On August 28, 2015, in connection with the acquisition described in Item 2.01 above, the Company received a $50.5 million draw under the Company’s $175 million senior secured revolving credit facility with JP Morgan Chase Bank, NA, as Administrative Agent, Bank of America, as Syndication Agent, and certain other lenders.  The disclosure provided in Item 2.01 of this Current Report on Form 8-K is hereby incorporated by reference into this Item 2.03.
 
A more detailed description of the credit facility can be found in the Company’s Annual Report on Form 10-K for the year ended December 31, 2014, filed on February 27, 2015.
 
Item 7.01
Regulation FD Disclosure.
 
On August 31, 2015, the Company issued a press release describing the Company’s completed acquisition of Bracor.  A copy of the press release is included as Exhibit 99.1 to this Form 8-K, and is incorporated herein by reference.
 
The information in this Item 7.01 and in Exhibit 99.1 attached hereto shall not be deemed to be “filed” for the purposes of Section 18 of the Securities Exchange Act of 1934, as amended, or otherwise subject to the liabilities of that section.

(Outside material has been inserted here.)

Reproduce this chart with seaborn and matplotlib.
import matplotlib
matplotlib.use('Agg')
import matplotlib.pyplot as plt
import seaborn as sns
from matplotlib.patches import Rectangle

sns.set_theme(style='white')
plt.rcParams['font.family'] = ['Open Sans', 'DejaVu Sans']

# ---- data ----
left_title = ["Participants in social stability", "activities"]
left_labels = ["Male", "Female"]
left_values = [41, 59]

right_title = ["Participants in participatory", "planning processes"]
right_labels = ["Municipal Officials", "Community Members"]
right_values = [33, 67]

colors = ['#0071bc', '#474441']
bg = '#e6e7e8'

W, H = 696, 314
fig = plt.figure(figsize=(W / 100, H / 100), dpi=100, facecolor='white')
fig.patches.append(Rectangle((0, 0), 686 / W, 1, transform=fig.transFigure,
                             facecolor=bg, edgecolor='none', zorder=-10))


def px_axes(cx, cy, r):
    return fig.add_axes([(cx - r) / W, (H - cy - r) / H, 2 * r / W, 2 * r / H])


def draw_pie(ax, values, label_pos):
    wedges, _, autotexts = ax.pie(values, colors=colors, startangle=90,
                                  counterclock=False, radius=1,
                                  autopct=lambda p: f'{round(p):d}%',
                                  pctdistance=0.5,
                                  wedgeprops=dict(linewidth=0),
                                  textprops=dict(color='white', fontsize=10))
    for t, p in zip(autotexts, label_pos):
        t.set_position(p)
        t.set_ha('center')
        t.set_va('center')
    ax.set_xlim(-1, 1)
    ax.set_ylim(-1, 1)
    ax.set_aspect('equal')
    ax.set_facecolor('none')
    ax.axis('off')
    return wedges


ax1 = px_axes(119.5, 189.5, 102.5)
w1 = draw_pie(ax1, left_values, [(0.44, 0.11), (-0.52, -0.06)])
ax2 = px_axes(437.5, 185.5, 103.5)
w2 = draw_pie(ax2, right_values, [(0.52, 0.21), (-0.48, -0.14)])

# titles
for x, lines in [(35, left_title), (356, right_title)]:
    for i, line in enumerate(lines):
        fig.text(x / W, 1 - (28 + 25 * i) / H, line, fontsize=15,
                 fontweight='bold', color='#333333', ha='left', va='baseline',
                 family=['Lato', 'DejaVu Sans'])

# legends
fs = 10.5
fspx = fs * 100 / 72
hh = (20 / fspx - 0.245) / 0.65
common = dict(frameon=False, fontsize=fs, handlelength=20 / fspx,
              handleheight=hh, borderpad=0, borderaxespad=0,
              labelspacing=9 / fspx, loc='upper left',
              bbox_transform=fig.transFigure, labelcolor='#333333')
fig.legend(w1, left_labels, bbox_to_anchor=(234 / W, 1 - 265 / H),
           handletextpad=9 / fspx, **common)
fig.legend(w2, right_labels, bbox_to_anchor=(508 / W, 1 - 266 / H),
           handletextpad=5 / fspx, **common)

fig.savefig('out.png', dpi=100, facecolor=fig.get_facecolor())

Such information will not be incorporated by reference into any registration statement filed by the Company under the Securities Act of 1933, as amended, unless specifically identified therein as being incorporated by reference.

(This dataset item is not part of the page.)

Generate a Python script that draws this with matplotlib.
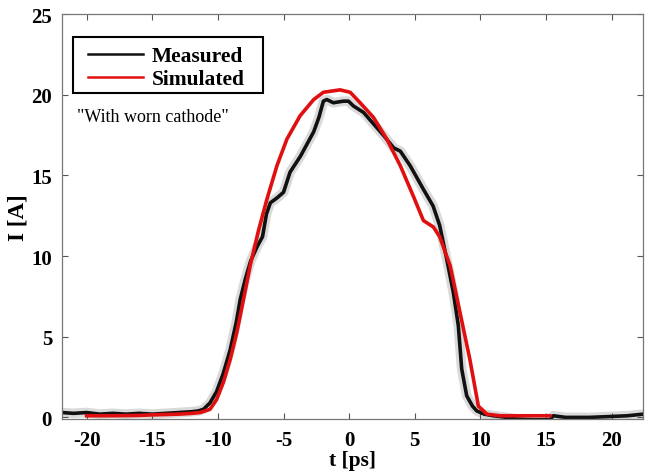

Item 9.01                      Financial Statements and Exhibits.

(d)           Exhibits

Exhibit                      Description                                                                                                                     

 
2.1
Share Purchase Agreement dated as of February 24, 2015 by and among Almost Family, Inc., National Health Industries, Inc., Bracor, Inc. and Bracor’s shareholders, Summer Street Capital II, L.P., Summer Street Capital NYS Fund II, L.P., David W. Brason, Todd W. Brason and David W. Brason Multi-Generational Irrevocable Trust (incorporated by reference to Exhibit 2.1 to the Company’s Annual Report on Form 10-K filed on February 27, 2015).

 
2.2
Closing Letter Agreement dated August 28, 2015, as amendment to Share Purchase Agreement dated as of February 24, 2015 by and among Almost Family, Inc., National Health Industries, Inc., Bracor, Inc. and Bracor’s shareholders, Summer Street Capital II, L.P., Summer Street Capital NYS Fund II, L.P., David W. Brason, Todd W. Brason and David W. Brason Multi-Generational Irrevocable Trust (Schedule has been omitted pursuant to Item 601(b)(2) of Regulation S-K. Almost Family hereby undertakes to furnish supplementally a copy of the omitted schedule upon request by the U.S. Securities and Exchange Commission).

 
99.1
Press Release dated August 31, 2015 announcing Almost Family, Inc.’s completed acquisition of Bracor, Inc.

 
 

 


 
SIGNATURES

Pursuant to the requirements of the Securities Exchange Act of 1934, the Registrant has duly caused this report to be signed on its behalf by the undersigned hereunto duly authorized.
 


                                                                            ALMOST FAMILY, INC.

Date:  September 2, 2015                                                                              By: /s/ C. Steven Guenthner 
              C. Steven Guenthner
President & Principal Financial Officer


 
 

 
EXHIBIT INDEX


Exhibit                      Description                                                                                                                     

 
2.1
Share Purchase Agreement dated as of February 24, 2015 by and among Almost Family, Inc., National Health Industries, Inc., Bracor, Inc. and Bracor’s shareholders, Summer Street Capital II, L.P., Summer Street Capital NYS Fund II, L.P., David W. Brason, Todd W. Brason and David W. Brason Multi-Generational Irrevocable Trust (incorporated by reference to Exhibit 2.1 to the Company’s Annual Report on Form 10-K filed on February 27, 2015).

 
2.2
Closing Letter Agreement dated August 28, 2015, as amendment to Share Purchase Agreement dated as of February 24, 2015 by and among Almost Family, Inc., National Health Industries, Inc., Bracor, Inc. and Bracor’s shareholders, Summer Street Capital II, L.P., Summer Street Capital NYS Fund II, L.P., David W. Brason, Todd W. Brason and David W. Brason Multi-Generational Irrevocable Trust (Schedule has been omitted pursuant to Item 601(b)(2) of Regulation S-K. Almost Family hereby undertakes to furnish supplementally a copy of the omitted schedule upon request by the U.S. Securities and Exchange Commission).

 
99.1
Press Release dated August 31, 2015 announcing Almost Family, Inc.’s completed acquisition of Bracor, Inc.